There have been a spate of attacks in recent weeks, which overseas Indian students insist are racially motivated and the police are not doing enough to stop them.
Jimit Shah, 26, told AAP: 'I just came out the station and I [was] just near to my house, and I just see some of the Indians behind me, and suddenly some Lebanese come over there, and just they hit the Indian people, and they are my brothers'.
However, the police reiterate that Indian overseas students are more vulnerable and likely to be victims of crime because of working late and travelling on public transport late at night and in the early hours of the morning.
Meanwhile, in yet another tit-for-tat, a 20-year-old man was stabbed once in the neck and twice in the arm in the St Albans suburb of Victoria on Monday after allegedly racially abusing a group of Indian students, The Age newspaper reported.

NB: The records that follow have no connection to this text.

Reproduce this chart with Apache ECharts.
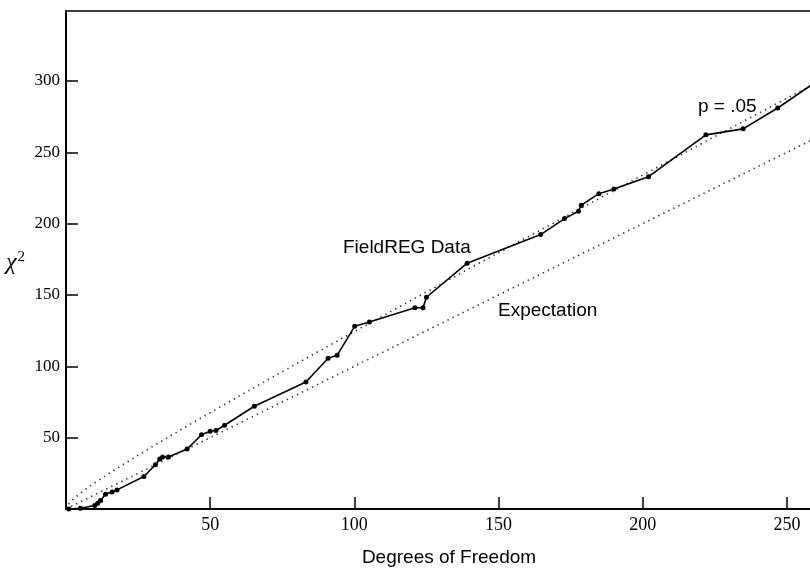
<!DOCTYPE html>
<html>
<head>
<meta charset="utf-8">
<script src="https://cdn.jsdelivr.net/npm/echarts@6/dist/echarts.min.js"></script>
<style>html,body{margin:0;padding:0;background:#fff}#c{width:810px;height:568px}</style>
</head>
<body>
<div id="c"></div>
<script>
// FieldREG observed chi-square vs degrees of freedom
const dataDf  = [1, 5, 10, 11, 12, 13.7, 16, 17.7, 27, 31, 32.5, 33.5, 35.5, 42, 47, 50, 52, 55, 65.3, 83.2, 90.9, 94, 100.1, 105.2, 121, 123.8, 125, 139.1, 164.6, 172.9, 177.7, 178.7, 184.8, 190, 202, 221.9, 234.8, 246.8, 262];
const dataChi = [0, 0.5, 2.5, 4, 6, 10.3, 12, 13.4, 22.8, 31, 35, 36.5, 36.5, 42, 52, 54.5, 55, 58.7, 72, 89, 105.6, 107.7, 128, 131, 141, 141, 148.4, 172.3, 192.3, 203.5, 208.7, 212.9, 221, 224.2, 232.9, 262.2, 266.4, 281, 302];
// p = .05 critical chi-square curve
const pDf  = [0, 1, 2, 3, 5, 7, 10, 15, 20, 25, 30, 40, 50, 60, 70, 80, 90, 100, 120, 140, 160, 180, 200, 220, 240, 260];
const pChi = [0, 3.84, 5.99, 7.81, 11.07, 14.07, 18.31, 25.0, 31.41, 37.65, 43.77, 55.76, 67.5, 79.08, 90.53, 101.88, 113.15, 124.34, 146.57, 168.61, 190.52, 212.3, 233.99, 255.6, 277.14, 298.6];
// expectation chi-square = df
const expDf  = [0, 262];
const expChi = [0, 262];
const xTicks = [50, 100, 150, 200, 250];
const yTicks = [50, 100, 150, 200, 250, 300];

const zip = (a, b) => a.map((v, i) => [v, b[i]]);
const chart = echarts.init(document.getElementById('c'));
const dotted = { color: '#000', width: 1.6, type: [1.4, 4.2], opacity: 0.8 };
chart.setOption({
  animation: false,
  grid: { left: 66, right: -3, top: 11, bottom: 59 },
  xAxis: [{
    type: 'value', min: 0, max: 258, interval: 50,
    splitLine: { show: false },
    axisLine: { show: true, onZero: false, lineStyle: { color: '#000', width: 2 } },
    axisTick: { show: true, inside: true, length: 12, customValues: xTicks, lineStyle: { color: '#000', width: 1.5 } },
    axisLabel: { color: '#000', fontFamily: 'Liberation Serif', fontSize: 18, margin: 7, customValues: xTicks }
  }, {
    type: 'value', min: 0, max: 258, position: 'top',
    splitLine: { show: false },
    axisLine: { show: true, onZero: false, lineStyle: { color: '#000', width: 1.5 } },
    axisTick: { show: false },
    axisLabel: { show: false }
  }],
  yAxis: {
    type: 'value', min: 0, max: 349, interval: 50,
    splitLine: { show: false },
    axisLine: { show: true, onZero: false, lineStyle: { color: '#000', width: 2 } },
    axisTick: { show: true, inside: true, length: 12, customValues: yTicks, lineStyle: { color: '#000', width: 1.5 } },
    axisLabel: { color: '#000', fontFamily: 'Liberation Serif', fontSize: 17, margin: 6, customValues: yTicks }
  },
  graphic: [
    { type: 'text', style: { x: 6, y: 263, verticalAlign: 'middle', text: '{a|χ}{b|2}',
      rich: { a: { fontFamily: 'Liberation Serif', fontSize: 24, fontStyle: 'italic', fill: '#000' },
              b: { fontFamily: 'Liberation Serif', fontSize: 15, fill: '#000', verticalAlign: 'top', padding: [0, 0, 12, 1] } } } },
    { type: 'text', style: { x: 449, y: 558, align: 'center', verticalAlign: 'middle', text: 'Degrees of Freedom', font: '19px "Liberation Sans"', fill: '#000' } },
    { type: 'text', style: { x: 343, y: 248, verticalAlign: 'middle', text: 'FieldREG Data', font: '19px "Liberation Sans"', fill: '#000' } },
    { type: 'text', style: { x: 498, y: 311, verticalAlign: 'middle', text: 'Expectation', font: '19px "Liberation Sans"', fill: '#000' } },
    { type: 'text', style: { x: 698, y: 107, verticalAlign: 'middle', text: 'p = .05', font: '19px "Liberation Sans"', fill: '#000' } }
  ],
  series: [
    { type: 'line', data: zip(expDf, expChi), showSymbol: false, lineStyle: dotted, clip: true, z: 1 },
    { type: 'line', data: zip(pDf, pChi), showSymbol: false, lineStyle: dotted, clip: true, z: 1 },
    { type: 'line', data: zip(dataDf, dataChi), symbol: 'circle', symbolSize: 5, clip: true, z: 3,
      itemStyle: { color: '#000' }, lineStyle: { color: '#000', width: 1.6 } }
  ]
});
</script>
</body>
</html>
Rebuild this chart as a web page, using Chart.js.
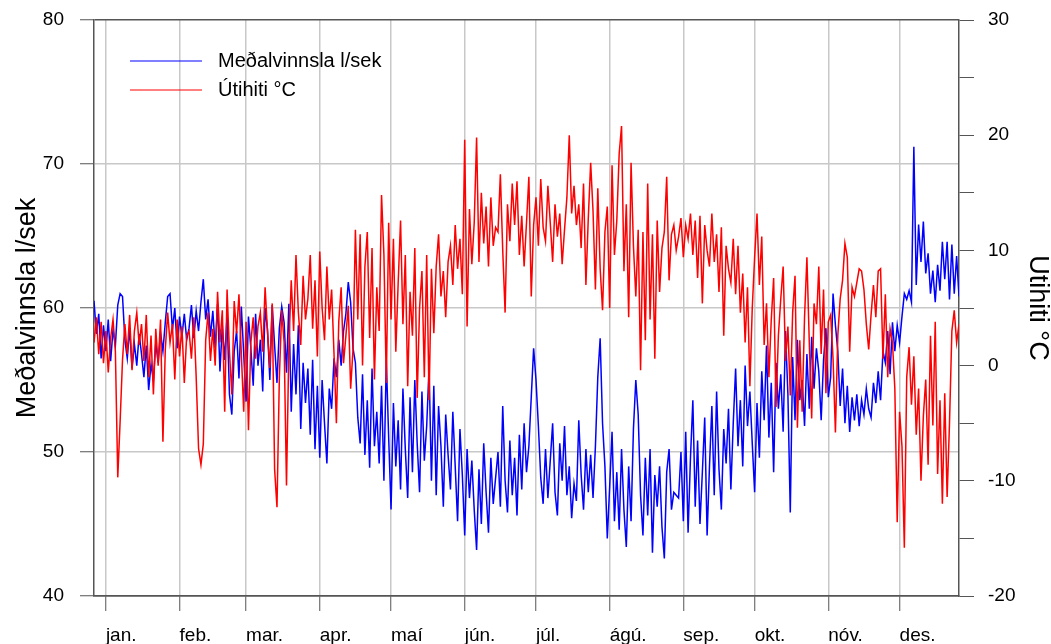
<!DOCTYPE html>
<html>
<head>
<meta charset="utf-8">
<script src="https://cdn.jsdelivr.net/npm/chart.js@4.4.1/dist/chart.umd.min.js"></script>
<style>
  body { margin: 0; background: #fff; }
  #wrap { width: 1051px; height: 644px; }
</style>
</head>
<body>
<div id="wrap"><canvas id="chart" width="1051" height="644"></canvas></div>
<script>
// day numbers (day 0 = 1. jan), one value per day
let firstDay = -5;

let monthStarts = [0, 31, 59, 90, 120, 151, 181, 212, 243, 273, 304, 334];
let monthLabels = ["jan.", "feb.", "mar.", "apr.", "maí", "jún.", "júl.", "ágú.", "sep.", "okt.", "nóv.", "des."];

// Meðalvinnsla l/sek
let flowLps = [
  60.5, 58.2, 59.6, 56.5, 58.8, 57.0, 59.2, 56.3, 58.5, 57.4,
  60.2, 61.0, 60.8, 57.8, 56.5, 58.6, 55.8, 57.5, 56.0, 58.2,
  56.8, 55.2, 57.4, 54.3, 56.1, 55.0, 57.6, 56.2, 58.3, 57.0,
  59.0, 60.8, 61.0, 58.5, 60.0, 57.2, 59.4, 58.0, 59.6, 57.8,
  58.6, 60.2, 57.9, 59.8, 58.4, 60.4, 62.0, 59.2, 60.6, 58.0,
  59.8, 57.2, 60.3, 55.6, 58.8, 56.4, 59.5, 54.0, 52.6, 57.0,
  58.4, 55.1, 60.1, 56.8, 53.5, 59.4, 57.2, 54.6, 59.6, 56.0,
  57.8, 54.2, 60.0, 58.5, 55.0, 60.2, 57.4, 54.8, 58.6, 60.1,
  59.0, 55.5, 60.3, 52.8, 57.5, 54.0, 58.8, 51.6, 56.2, 53.4,
  55.8, 51.2, 56.4, 50.2, 54.6, 49.6, 55.0, 52.0, 49.2, 54.4,
  53.0, 56.5, 55.2, 57.8, 56.0, 58.4, 59.6, 61.8, 60.4, 57.2,
  56.2, 52.4, 50.6, 55.4, 49.8, 53.6, 48.9, 55.8, 50.4, 52.8,
  49.2, 54.6, 48.0, 56.4, 51.0, 46.0, 53.4, 49.0, 52.2, 47.4,
  54.4, 50.2, 46.8, 53.8, 48.6, 55.0, 50.6, 47.2, 54.2, 49.4,
  51.8, 55.9, 48.0, 54.6, 47.0, 53.2, 50.4, 46.2, 52.6, 49.8,
  47.4, 52.8, 49.0, 45.2, 51.6, 48.4, 44.2, 50.2, 46.8, 49.4,
  46.0, 43.2, 48.8, 45.0, 50.6, 47.2, 44.4, 49.6, 46.4, 48.2,
  50.0, 46.2, 53.2, 48.0, 45.8, 50.8, 47.0, 49.6, 45.6, 51.2,
  47.4, 52.0, 48.6, 50.4, 53.8, 57.2, 55.0, 51.8, 48.2, 46.4,
  50.2, 46.8, 49.4, 52.0, 47.2, 45.6, 50.6, 48.0, 51.8, 47.0,
  49.0, 45.4, 47.8, 46.6, 52.2, 48.4, 46.0, 50.2, 47.2, 49.8,
  46.8, 50.4, 55.2, 57.9, 52.0, 49.0, 44.0, 47.6, 51.4, 45.2,
  48.6, 44.6, 50.2, 46.0, 43.4, 49.0, 45.2, 51.6, 55.0, 52.6,
  47.0, 44.2, 49.6, 45.6, 50.2, 43.0, 48.4, 46.2, 49.0, 44.8,
  42.6, 48.6, 50.2, 46.0, 47.2, 47.0, 46.8, 50.0, 45.2, 51.4,
  44.4, 49.6, 53.6, 46.2, 50.8, 45.0, 48.6, 52.4, 44.2, 49.0,
  53.2, 47.0, 54.2, 48.8, 46.0, 51.6, 49.2, 53.0, 47.4, 52.0,
  55.8, 50.4, 53.6, 49.0, 56.0, 51.8, 54.2, 50.6, 47.2, 53.4,
  49.6, 55.6, 52.2, 57.4, 51.0, 54.8, 48.6, 56.2, 53.0, 55.4,
  51.4, 58.4, 54.0, 45.8, 56.6, 52.2, 57.8, 53.6, 55.0, 51.8,
  56.8, 53.0, 58.0, 54.4, 57.2, 55.6, 52.2, 56.4, 58.6, 53.8,
  55.2, 61.0, 58.8, 57.0, 53.2, 55.8, 52.0, 54.6, 51.4, 53.8,
  52.2, 54.0, 51.8, 53.6, 52.6, 54.4, 53.0, 52.4, 54.8, 53.4,
  55.6, 53.6, 57.0, 56.2, 58.4, 55.4, 59.0, 57.0, 58.8, 57.6,
  59.4, 61.0, 60.6, 61.2, 60.4, 71.2, 61.6, 65.8, 63.2, 66.0,
  62.4, 63.8, 61.0, 62.6, 60.4, 63.0, 61.2, 64.6, 62.0, 64.6,
  60.6, 64.4, 61.0, 63.6, 60.8
];

// Útihiti °C
let outdoorTemp = [
  2.0, 4.2, 1.0, 3.8, 0.2, 3.0, -0.6, 2.4, 4.0, 1.2,
  -9.7, -4.8, 0.5, 3.6, 1.0, 4.4, -0.4, 3.0, 4.6, 1.8,
  3.6, 0.4, 4.4, -1.0, 2.6, -2.5, 3.2, 0.0, 4.0, -6.6,
  1.4, 4.6, 2.0, 3.6, -1.2, 4.0, 0.8, 3.4, -1.5, 2.6,
  3.0, 0.6, 4.2, -1.0, -7.2, -8.6, -6.8, 2.2, 4.6, 0.4,
  3.2, 0.0, 6.4, 2.0, 4.8, -4.0, 6.6, 1.2, -2.5, 5.6,
  2.8, 6.2, 1.0, -4.0, 3.8, -5.6, 2.0, 4.2, 0.6, 3.4,
  4.6, 1.2, 6.8, 3.0, -0.2, 5.4, -9.0, -12.3, -1.0, 4.8,
  2.0, -10.4, 1.6, 7.4, 3.0, 9.6, 4.6, 1.8, 7.8, 4.0,
  5.8, 9.6, 3.2, 7.4, 0.8, 9.9, 5.0, 2.2, 8.6, 4.0,
  6.6, 1.0, -5.0, 3.8, 6.8, 0.2, 2.6, 5.2, -2.0, 1.4,
  11.8, 4.0, 11.4, 0.0, 8.6, 11.6, 2.4, 10.2, -1.2, 6.8,
  3.0, 14.8, 9.6, -1.5, 12.4, 4.0, 11.0, 1.2, 7.2, 12.6,
  3.6, 9.6, -1.8, 6.4, 2.6, 10.2, -2.8, 5.0, 8.2, -1.0,
  9.6, -3.0, 8.4, 2.8, 8.6, 11.4, 6.0, 8.2, 4.2, 9.0,
  10.4, 7.0, 12.2, 8.4, 11.0, 6.2, 19.6, 3.4, 13.6, 8.8,
  12.4, 19.8, 9.0, 15.0, 10.6, 13.8, 8.6, 14.6, 10.4, 12.0,
  11.6, 16.6, 10.0, 4.6, 14.0, 10.8, 15.8, 12.2, 16.0, 9.6,
  13.0, 8.6, 12.4, 16.4, 6.0, 12.2, 14.6, 10.4, 16.2, 12.0,
  10.8, 15.6, 12.4, 9.0, 14.0, 11.2, 13.2, 8.8, 11.8, 14.6,
  20.0, 13.2, 15.6, 12.2, 14.0, 10.2, 15.8, 7.0, 12.8, 17.6,
  13.4, 6.6, 15.4, 8.4, 4.8, 11.6, 13.8, 5.0, 17.4, 9.6,
  12.6, 18.4, 20.8, 8.2, 14.0, 4.2, 17.6, 10.4, 6.0, 11.8,
  -0.4, 11.6, 2.2, 15.8, 4.0, 11.4, 0.6, 12.6, 6.4, 10.2,
  11.6, 16.4, 7.4, 11.4, 12.2, 10.0, 11.2, 12.8, 9.4, 12.2,
  11.0, 13.2, 9.6, 12.6, 7.6, 13.0, 5.4, 12.2, 10.0, 8.6,
  13.2, 9.0, 11.4, 6.4, 12.0, 2.6, 10.4, 8.4, 7.2, 11.0,
  6.2, 10.4, 4.6, 8.0, 2.0, 6.8, -1.8, 5.0, 9.4, 13.2,
  7.0, 11.2, 1.8, 5.4, -1.0, 4.0, 7.6, -3.6, 2.6, 5.8,
  8.6, 0.4, 3.4, -2.6, 4.6, 7.8, -5.4, 2.2, -4.0, 4.2,
  9.4, 2.0, -4.6, 5.4, 3.6, 8.6, 1.0, 6.6, -2.4, 3.8,
  4.4, 0.6, -5.8, 2.6, 5.8, 7.4, 10.6, 9.4, 1.2, 6.8,
  6.0, 7.2, 8.4, 8.2, 6.6, 3.6, 1.4, 4.4, 7.0, 4.2,
  8.2, 8.4, 0.6, 6.2, -1.0, 3.2, 2.0, -2.0, -13.6, -4.0,
  -7.0, -15.8, -1.0, 1.6, -3.4, 0.8, -6.0, -2.0, -10.0, -4.4,
  -1.2, -8.6, 2.6, -5.2, 3.8, -9.4, -3.0, -12.0, -2.4, -11.4,
  -5.0, 3.0, 4.8, 2.0, 3.6
];

let DARK = "#555555";
let LIGHT = "#c8c8c8";
let FONT = "'Liberation Sans', Arial, sans-serif";

function toPoints(values) {
  return values.map((v, i) => ({ x: firstDay + i, y: v }));
}

// fixed axis sizes so the plot area lands where the original has it
function fixSize(prop, size) {
  return (s) => {
    s[prop] = size;
    s.paddingTop = 0;
    s.paddingBottom = 0;
    s.paddingLeft = 0;
    s.paddingRight = 0;
  };
}

// legend drawn inside the plot, top left
let insideLegend = {
  id: "insideLegend",
  afterDraw(chart) {
    let ctx = chart.ctx;
    let items = [chart.data.datasets[1], chart.data.datasets[0]];
    ctx.save();
    ctx.font = "20px " + FONT;
    ctx.textBaseline = "middle";
    ctx.textAlign = "left";
    items.forEach((ds, i) => {
      let y = 61 + i * 29;
      ctx.strokeStyle = ds.borderColor;
      ctx.lineWidth = 1;
      ctx.beginPath();
      ctx.moveTo(130, y);
      ctx.lineTo(202, y);
      ctx.stroke();
      ctx.fillStyle = "#000";
      ctx.fillText(ds.label, 218, y);
    });
    ctx.restore();
  },
};

let chart = new Chart(document.getElementById("chart"), {
  type: "line",
  data: {
    datasets: [
      {
        label: "Útihiti °C",
        data: toPoints(outdoorTemp),
        yAxisID: "y1",
        borderColor: "rgb(255, 0, 0)",
        borderWidth: 1.5,
        pointRadius: 0,
        tension: 0,
        order: 0,
      },
      {
        label: "Meðalvinnsla l/sek",
        data: toPoints(flowLps),
        yAxisID: "y",
        borderColor: "rgb(0, 0, 255)",
        borderWidth: 1.5,
        pointRadius: 0,
        tension: 0,
        order: 1,
      },
    ],
  },
  options: {
    responsive: false,
    animation: false,
    devicePixelRatio: 1,
    layout: { padding: { top: 20, left: 0, right: 0, bottom: 0 } },
    plugins: {
      legend: { display: false },
      tooltip: { enabled: false },
    },
    scales: {
      x: {
        type: "linear",
        min: firstDay,
        max: firstDay + flowLps.length - 1,
        afterBuildTicks: (s) => {
          s.ticks = monthStarts.map((v) => ({ value: v }));
        },
        afterFit: fixSize("height", 48),
        grid: { color: LIGHT, lineWidth: 1.5, tickColor: DARK, tickLength: 15, tickWidth: 1 },
        border: { color: DARK, width: 1.5 },
        ticks: {
          autoSkip: false,
          maxRotation: 0,
          align: "start",
          padding: 13,
          color: "#000",
          font: { family: FONT, size: 19 },
          callback: (v, i) => monthLabels[i],
        },
      },
      y: {
        position: "left",
        min: 40,
        max: 80,
        afterFit: fixSize("width", 94),
        grid: {
          color: (c) => (c.tick && (c.tick.value === 80 || c.tick.value === 40) ? DARK : LIGHT),
          lineWidth: 1.5,
          tickColor: DARK,
          tickLength: 14,
          tickWidth: 1,
        },
        border: { color: DARK, width: 1.5 },
        ticks: {
          stepSize: 10,
          padding: 16,
          color: "#000",
          font: { family: FONT, size: 19 },
        },
        title: {
          display: true,
          text: "Meðalvinnsla l/sek",
          color: "#000",
          font: { family: FONT, size: 27, lineHeight: 1 },
          padding: { top: 14, bottom: 0 },
        },
      },
      y1: {
        position: "right",
        min: -20,
        max: 30,
        afterFit: fixSize("width", 92),
        grid: { drawOnChartArea: false, tickColor: DARK, tickLength: 15, tickWidth: 1 },
        border: { color: DARK, width: 1.5 },
        ticks: {
          stepSize: 5,
          padding: 14,
          color: "#000",
          font: { family: FONT, size: 19 },
          callback: (v) => (v % 10 === 0 ? v : ""),
        },
        title: {
          display: true,
          text: "Útihiti °C",
          color: "#000",
          font: { family: FONT, size: 27, lineHeight: 1 },
          padding: { top: 0, bottom: 0 },
        },
      },
    },
  },
  plugins: [insideLegend],
});
</script>
</body>
</html>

'There is a danger this will become like a chain reaction with the victim becoming the perpetrator. We don't want to get to that,' Sam Afra, chairman of the Ethnic Communities Council of Victoria, told The Age.
The attacks have received wide spread coverage in India, damaging Australia's reputation as a friendly and safe study destination and straining bilateral relationship.
Foreign Minister Stephen Smith Tuesday told the Australian Broadcasting Corporation: '...we're doing everything we can to make sure that Indian students can come to Australia and not have to worry about their safety and security...we want very much to bring the perpetrators to justice, whatever their motivation, but also ensure that we're doing everything we can to put at ease the concerns of Indian mums and dads whose sons and daughters are far away in Australia and to provide them every service that we can to put their minds at rest'.
The Australian government has set up a new task force under National Security Adviser Duncan Lewis to coordinate the government's response to the recent spate of attacks on Indian international students.